-------- RECORDS FOR THIS EXERCISE
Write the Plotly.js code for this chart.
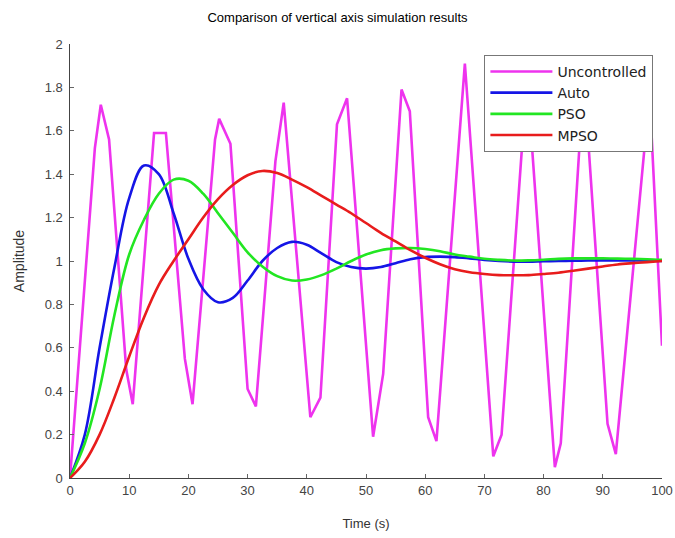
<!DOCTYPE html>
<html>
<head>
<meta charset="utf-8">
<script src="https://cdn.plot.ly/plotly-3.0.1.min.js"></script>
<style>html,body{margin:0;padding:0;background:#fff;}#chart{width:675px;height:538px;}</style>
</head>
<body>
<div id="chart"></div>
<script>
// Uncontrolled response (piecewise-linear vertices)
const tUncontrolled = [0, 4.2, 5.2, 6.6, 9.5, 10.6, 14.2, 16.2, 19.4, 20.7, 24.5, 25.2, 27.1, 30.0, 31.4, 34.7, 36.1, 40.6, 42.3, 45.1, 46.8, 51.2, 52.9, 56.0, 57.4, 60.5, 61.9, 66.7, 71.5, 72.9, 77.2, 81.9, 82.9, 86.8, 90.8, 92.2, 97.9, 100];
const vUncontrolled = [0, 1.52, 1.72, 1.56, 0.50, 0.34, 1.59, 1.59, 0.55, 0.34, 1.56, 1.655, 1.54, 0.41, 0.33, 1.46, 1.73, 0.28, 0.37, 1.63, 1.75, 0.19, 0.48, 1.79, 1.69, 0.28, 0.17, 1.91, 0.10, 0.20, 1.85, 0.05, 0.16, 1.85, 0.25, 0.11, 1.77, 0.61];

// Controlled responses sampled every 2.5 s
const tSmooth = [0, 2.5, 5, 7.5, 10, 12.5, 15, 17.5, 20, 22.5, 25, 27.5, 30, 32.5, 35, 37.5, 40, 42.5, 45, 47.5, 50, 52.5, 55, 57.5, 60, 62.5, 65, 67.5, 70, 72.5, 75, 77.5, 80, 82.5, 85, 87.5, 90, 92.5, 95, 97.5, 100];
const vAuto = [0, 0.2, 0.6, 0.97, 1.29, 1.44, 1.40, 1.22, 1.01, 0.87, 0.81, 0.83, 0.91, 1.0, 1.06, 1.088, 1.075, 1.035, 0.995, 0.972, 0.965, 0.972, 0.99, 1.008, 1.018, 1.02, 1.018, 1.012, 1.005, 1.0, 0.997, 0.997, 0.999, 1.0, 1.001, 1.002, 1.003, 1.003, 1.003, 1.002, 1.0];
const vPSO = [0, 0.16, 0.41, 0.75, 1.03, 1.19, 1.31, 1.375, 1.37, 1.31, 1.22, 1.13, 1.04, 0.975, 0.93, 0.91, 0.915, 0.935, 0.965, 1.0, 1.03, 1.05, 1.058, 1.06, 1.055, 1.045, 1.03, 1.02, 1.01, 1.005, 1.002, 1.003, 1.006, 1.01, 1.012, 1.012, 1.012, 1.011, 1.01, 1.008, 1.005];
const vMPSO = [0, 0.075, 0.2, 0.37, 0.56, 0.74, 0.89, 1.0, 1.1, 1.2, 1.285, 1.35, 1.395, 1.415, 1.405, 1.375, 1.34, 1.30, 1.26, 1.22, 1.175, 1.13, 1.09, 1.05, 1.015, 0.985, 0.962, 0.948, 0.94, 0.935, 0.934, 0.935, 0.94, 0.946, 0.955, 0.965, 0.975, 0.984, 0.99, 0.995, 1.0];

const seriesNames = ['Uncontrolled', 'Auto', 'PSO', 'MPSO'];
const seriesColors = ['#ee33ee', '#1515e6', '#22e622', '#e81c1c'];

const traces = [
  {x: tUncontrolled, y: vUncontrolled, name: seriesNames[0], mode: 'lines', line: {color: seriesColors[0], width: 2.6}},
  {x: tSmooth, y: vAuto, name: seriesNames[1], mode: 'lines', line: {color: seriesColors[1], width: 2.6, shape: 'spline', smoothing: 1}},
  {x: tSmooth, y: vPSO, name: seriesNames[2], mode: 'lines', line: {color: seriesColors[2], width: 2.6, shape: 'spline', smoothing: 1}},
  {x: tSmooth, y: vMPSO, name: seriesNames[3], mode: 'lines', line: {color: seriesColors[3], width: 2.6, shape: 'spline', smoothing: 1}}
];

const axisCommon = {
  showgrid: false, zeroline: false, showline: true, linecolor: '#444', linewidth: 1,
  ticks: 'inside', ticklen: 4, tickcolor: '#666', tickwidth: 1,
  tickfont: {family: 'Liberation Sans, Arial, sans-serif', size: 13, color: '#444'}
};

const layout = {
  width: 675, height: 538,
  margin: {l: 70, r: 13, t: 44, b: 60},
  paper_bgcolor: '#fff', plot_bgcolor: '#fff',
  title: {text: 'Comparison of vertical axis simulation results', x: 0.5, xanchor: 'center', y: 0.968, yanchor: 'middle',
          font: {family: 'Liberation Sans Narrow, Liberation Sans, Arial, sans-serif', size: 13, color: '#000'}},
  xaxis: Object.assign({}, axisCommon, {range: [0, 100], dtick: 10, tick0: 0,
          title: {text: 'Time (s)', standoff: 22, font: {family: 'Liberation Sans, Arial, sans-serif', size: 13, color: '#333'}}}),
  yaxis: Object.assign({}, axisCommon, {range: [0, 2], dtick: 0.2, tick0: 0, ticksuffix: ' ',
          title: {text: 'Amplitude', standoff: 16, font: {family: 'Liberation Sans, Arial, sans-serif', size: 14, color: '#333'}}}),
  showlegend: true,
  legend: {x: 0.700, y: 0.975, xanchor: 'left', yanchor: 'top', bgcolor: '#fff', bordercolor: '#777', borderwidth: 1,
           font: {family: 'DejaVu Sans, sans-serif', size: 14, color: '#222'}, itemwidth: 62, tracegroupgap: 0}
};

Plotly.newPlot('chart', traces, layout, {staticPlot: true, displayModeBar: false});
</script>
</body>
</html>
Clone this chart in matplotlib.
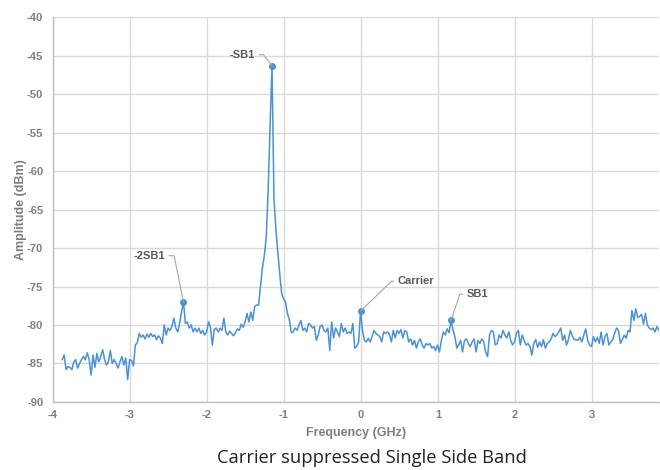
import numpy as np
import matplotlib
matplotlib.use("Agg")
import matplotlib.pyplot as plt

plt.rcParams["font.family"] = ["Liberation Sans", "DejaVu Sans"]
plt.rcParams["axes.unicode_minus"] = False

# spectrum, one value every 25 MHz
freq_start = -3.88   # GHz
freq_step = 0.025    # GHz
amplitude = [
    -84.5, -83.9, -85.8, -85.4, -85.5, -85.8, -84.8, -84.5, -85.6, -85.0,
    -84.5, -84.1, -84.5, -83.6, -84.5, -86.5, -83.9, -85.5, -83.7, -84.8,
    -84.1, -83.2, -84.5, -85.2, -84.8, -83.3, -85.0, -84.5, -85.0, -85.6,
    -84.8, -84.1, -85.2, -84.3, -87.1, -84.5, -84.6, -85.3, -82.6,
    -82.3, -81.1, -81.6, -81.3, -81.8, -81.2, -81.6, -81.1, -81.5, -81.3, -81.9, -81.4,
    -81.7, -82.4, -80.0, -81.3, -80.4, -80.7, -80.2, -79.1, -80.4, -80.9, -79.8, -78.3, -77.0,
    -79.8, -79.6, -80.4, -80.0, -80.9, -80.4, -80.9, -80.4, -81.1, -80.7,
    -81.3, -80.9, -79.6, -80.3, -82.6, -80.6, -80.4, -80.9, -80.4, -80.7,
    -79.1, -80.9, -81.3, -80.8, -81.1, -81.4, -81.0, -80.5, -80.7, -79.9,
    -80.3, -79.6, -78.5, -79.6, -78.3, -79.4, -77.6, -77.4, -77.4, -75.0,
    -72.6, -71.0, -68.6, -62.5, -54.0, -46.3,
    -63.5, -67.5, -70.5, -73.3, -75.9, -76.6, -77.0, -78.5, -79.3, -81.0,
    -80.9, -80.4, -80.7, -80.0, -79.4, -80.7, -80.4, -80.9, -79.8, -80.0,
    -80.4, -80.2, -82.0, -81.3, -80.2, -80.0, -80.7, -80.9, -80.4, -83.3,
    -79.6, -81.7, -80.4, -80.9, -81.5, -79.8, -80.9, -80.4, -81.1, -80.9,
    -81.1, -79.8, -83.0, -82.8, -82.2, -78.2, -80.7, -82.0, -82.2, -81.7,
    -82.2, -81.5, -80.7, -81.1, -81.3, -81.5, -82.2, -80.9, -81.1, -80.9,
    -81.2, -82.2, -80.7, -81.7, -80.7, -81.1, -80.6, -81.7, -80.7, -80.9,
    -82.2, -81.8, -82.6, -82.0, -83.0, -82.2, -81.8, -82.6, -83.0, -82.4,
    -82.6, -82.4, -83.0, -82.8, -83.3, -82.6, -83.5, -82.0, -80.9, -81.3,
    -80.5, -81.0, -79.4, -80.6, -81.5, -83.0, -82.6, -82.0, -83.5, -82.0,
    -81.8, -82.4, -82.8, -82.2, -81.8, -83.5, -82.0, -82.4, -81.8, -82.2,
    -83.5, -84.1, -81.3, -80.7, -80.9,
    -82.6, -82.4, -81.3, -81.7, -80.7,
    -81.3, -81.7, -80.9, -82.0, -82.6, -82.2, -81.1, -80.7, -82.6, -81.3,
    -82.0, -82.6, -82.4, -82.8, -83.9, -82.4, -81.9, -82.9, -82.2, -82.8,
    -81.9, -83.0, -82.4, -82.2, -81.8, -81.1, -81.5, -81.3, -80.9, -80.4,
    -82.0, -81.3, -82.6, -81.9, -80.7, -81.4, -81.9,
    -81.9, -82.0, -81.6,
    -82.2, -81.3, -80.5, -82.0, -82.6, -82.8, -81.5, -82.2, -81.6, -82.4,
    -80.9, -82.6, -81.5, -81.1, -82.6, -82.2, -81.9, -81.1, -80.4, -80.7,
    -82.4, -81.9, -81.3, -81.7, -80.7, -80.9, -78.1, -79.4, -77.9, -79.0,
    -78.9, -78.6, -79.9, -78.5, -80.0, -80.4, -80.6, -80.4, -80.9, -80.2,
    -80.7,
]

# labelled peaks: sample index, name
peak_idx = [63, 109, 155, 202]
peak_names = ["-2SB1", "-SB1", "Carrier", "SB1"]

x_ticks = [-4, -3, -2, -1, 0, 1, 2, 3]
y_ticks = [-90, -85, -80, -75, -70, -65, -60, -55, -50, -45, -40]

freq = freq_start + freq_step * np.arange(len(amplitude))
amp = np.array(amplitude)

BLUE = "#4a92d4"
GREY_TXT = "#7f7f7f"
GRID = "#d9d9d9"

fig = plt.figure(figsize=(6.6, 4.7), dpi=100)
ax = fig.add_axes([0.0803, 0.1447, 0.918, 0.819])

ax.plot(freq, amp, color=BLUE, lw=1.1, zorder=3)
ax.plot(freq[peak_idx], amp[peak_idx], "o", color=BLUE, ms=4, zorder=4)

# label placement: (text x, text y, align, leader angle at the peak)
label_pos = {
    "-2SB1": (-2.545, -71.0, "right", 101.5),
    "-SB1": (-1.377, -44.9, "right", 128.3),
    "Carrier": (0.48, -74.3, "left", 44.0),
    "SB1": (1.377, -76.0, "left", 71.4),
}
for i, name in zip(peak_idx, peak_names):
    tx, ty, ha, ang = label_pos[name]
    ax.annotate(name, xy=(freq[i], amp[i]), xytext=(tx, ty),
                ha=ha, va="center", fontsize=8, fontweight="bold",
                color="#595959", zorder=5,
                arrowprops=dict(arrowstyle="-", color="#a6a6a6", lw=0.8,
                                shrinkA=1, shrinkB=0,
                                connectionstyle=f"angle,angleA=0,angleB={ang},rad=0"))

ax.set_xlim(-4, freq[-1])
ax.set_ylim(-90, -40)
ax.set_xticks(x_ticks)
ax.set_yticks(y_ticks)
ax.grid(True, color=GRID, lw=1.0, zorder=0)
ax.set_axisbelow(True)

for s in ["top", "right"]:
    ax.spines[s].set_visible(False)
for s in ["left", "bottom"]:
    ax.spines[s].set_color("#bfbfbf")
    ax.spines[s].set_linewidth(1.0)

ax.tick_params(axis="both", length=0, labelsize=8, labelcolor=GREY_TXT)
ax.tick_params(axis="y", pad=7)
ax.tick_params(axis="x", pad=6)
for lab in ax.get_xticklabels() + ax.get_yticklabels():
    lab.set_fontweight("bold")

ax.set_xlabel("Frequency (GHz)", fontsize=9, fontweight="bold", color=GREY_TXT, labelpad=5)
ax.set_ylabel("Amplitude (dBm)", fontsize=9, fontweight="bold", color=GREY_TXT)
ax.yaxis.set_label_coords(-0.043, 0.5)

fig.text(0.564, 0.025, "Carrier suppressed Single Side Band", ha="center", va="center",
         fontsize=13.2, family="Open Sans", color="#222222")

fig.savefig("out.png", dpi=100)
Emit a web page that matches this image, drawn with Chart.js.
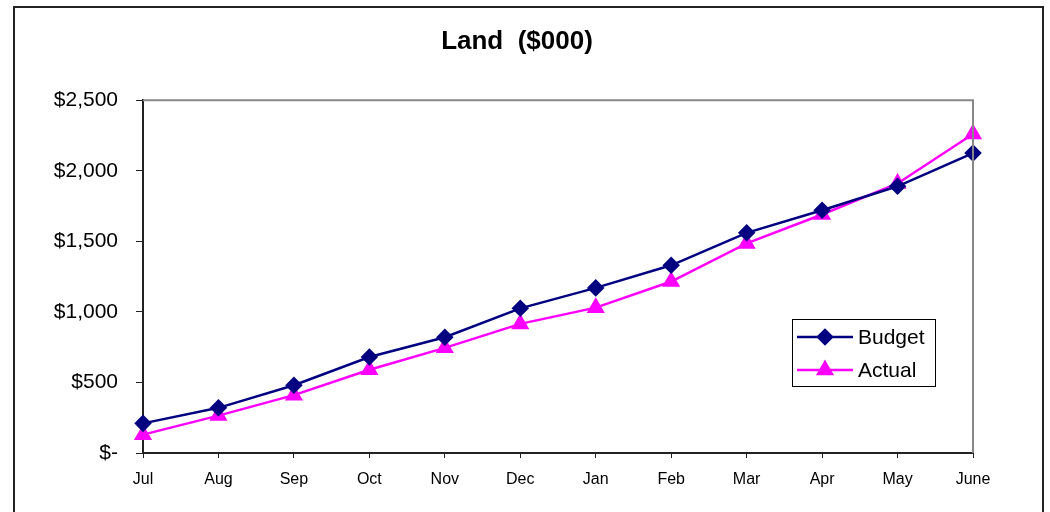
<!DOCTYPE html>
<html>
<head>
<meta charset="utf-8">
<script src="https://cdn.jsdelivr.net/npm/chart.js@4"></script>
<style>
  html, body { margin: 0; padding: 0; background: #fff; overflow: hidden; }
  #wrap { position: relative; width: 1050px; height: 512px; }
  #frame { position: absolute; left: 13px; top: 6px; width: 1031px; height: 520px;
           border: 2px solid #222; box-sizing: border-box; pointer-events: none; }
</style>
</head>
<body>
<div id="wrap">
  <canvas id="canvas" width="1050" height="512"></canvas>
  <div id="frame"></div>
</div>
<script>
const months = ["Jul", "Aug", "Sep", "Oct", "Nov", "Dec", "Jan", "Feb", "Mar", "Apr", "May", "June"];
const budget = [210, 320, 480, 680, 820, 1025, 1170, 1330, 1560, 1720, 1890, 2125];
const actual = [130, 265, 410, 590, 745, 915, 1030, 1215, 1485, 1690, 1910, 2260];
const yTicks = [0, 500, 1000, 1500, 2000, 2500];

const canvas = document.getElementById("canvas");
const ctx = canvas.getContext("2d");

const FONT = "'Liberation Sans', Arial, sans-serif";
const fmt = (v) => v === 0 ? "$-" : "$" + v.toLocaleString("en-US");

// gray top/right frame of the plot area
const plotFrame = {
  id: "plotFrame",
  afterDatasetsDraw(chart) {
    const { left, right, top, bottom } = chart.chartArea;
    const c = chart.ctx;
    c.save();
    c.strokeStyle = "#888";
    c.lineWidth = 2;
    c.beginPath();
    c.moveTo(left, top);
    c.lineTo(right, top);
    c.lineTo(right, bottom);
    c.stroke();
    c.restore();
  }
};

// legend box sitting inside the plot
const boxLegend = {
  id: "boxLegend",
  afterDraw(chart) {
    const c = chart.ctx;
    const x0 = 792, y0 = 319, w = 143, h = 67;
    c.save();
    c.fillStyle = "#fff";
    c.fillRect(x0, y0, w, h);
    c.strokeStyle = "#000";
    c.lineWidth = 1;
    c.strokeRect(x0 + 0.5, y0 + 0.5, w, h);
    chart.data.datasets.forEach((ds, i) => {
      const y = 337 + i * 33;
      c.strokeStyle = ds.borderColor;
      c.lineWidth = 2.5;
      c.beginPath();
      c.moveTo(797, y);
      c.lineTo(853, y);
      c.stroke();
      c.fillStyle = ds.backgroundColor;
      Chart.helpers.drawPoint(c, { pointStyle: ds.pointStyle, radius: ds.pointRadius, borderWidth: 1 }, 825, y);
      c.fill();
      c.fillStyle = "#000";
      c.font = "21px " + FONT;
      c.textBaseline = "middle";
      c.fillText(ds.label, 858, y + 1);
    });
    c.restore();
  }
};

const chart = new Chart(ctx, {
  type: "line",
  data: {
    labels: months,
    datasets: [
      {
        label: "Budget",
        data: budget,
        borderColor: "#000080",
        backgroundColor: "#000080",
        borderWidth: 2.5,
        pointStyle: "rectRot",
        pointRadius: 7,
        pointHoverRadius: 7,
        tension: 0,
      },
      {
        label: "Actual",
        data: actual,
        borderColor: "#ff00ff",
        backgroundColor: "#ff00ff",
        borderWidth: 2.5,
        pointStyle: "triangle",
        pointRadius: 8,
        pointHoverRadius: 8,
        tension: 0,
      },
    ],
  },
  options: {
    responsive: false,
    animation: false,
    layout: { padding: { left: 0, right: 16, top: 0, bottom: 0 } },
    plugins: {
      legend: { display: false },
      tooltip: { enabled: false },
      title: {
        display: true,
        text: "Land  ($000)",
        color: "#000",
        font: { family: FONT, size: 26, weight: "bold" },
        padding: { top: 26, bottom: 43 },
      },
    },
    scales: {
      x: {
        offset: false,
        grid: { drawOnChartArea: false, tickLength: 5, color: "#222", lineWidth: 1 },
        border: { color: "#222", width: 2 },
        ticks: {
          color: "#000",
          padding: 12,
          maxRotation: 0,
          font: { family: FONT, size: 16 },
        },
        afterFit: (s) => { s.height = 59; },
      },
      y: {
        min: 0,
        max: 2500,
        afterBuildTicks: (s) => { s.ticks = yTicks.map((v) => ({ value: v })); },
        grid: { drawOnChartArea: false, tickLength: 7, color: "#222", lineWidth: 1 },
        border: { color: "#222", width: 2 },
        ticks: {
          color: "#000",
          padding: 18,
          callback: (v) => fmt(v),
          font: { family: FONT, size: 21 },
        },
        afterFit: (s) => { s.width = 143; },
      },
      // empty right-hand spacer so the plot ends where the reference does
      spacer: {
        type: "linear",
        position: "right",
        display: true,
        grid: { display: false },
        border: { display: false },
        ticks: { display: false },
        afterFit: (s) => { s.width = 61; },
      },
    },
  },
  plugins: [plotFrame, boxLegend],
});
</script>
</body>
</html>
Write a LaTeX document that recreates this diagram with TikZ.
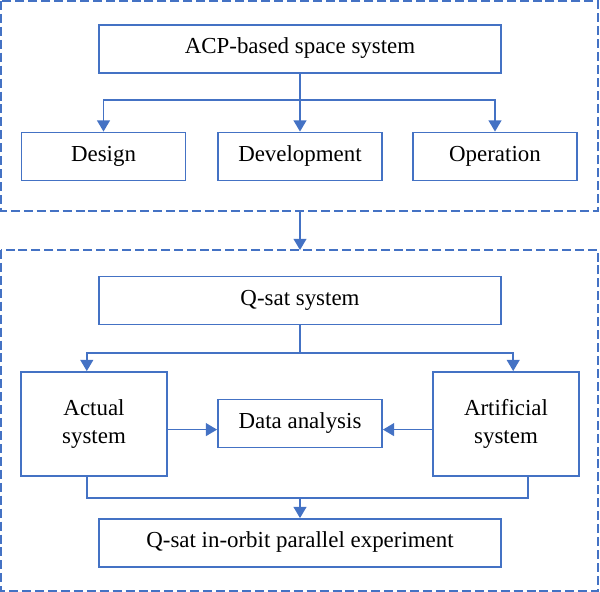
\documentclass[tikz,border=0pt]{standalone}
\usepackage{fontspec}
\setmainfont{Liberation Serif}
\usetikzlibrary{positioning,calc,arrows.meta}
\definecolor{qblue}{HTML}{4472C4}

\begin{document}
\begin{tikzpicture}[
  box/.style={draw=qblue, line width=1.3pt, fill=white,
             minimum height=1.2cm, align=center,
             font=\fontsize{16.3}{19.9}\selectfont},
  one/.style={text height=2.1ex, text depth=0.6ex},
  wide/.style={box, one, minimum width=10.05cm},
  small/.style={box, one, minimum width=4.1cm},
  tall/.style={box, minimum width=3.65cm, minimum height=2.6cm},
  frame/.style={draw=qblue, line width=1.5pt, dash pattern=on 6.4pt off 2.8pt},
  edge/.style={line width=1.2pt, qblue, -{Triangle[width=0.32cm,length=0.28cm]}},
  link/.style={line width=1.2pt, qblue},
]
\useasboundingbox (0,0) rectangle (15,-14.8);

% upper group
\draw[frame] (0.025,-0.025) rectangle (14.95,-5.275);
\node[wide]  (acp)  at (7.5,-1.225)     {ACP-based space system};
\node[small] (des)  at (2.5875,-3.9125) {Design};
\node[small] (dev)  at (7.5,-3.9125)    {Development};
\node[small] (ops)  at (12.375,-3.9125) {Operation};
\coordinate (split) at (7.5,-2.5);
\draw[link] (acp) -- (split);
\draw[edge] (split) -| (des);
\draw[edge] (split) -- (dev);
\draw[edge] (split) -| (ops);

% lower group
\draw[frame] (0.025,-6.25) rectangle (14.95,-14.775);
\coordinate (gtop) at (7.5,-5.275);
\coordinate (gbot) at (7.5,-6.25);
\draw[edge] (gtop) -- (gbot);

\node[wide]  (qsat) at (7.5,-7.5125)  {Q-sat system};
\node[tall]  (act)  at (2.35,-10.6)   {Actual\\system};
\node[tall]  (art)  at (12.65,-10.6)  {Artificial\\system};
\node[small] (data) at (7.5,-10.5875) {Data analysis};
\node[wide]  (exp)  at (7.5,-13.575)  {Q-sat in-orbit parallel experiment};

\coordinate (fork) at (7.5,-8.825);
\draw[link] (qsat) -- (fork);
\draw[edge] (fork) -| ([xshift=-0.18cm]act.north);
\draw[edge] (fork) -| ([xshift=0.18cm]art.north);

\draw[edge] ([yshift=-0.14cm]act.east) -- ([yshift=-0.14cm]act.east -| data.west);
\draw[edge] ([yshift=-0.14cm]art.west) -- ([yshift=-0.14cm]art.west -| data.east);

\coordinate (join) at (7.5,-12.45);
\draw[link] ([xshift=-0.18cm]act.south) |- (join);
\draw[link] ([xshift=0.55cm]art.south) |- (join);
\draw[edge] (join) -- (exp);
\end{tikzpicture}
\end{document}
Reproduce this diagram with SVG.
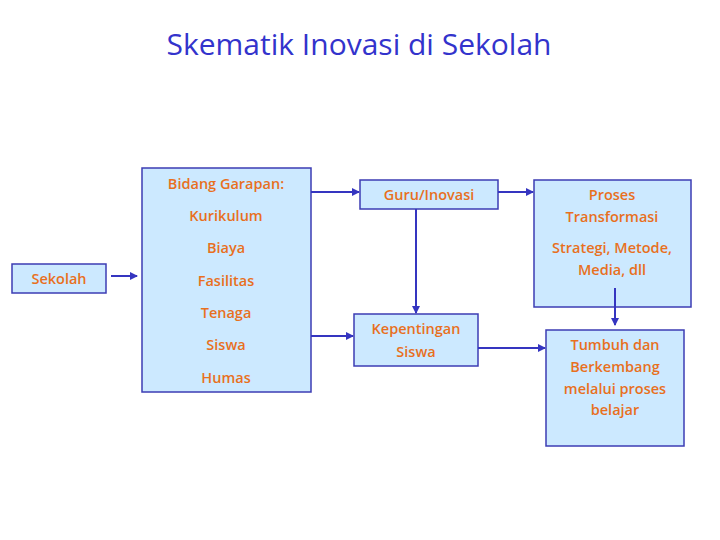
----------------
● **WHAT TO WORK ON**
Collect each line above holding the string "that".

● **SOLUTION**
Emit a web page that matches this image, drawn with Chart.js.
Write a LaTeX document that recreates this diagram with TikZ.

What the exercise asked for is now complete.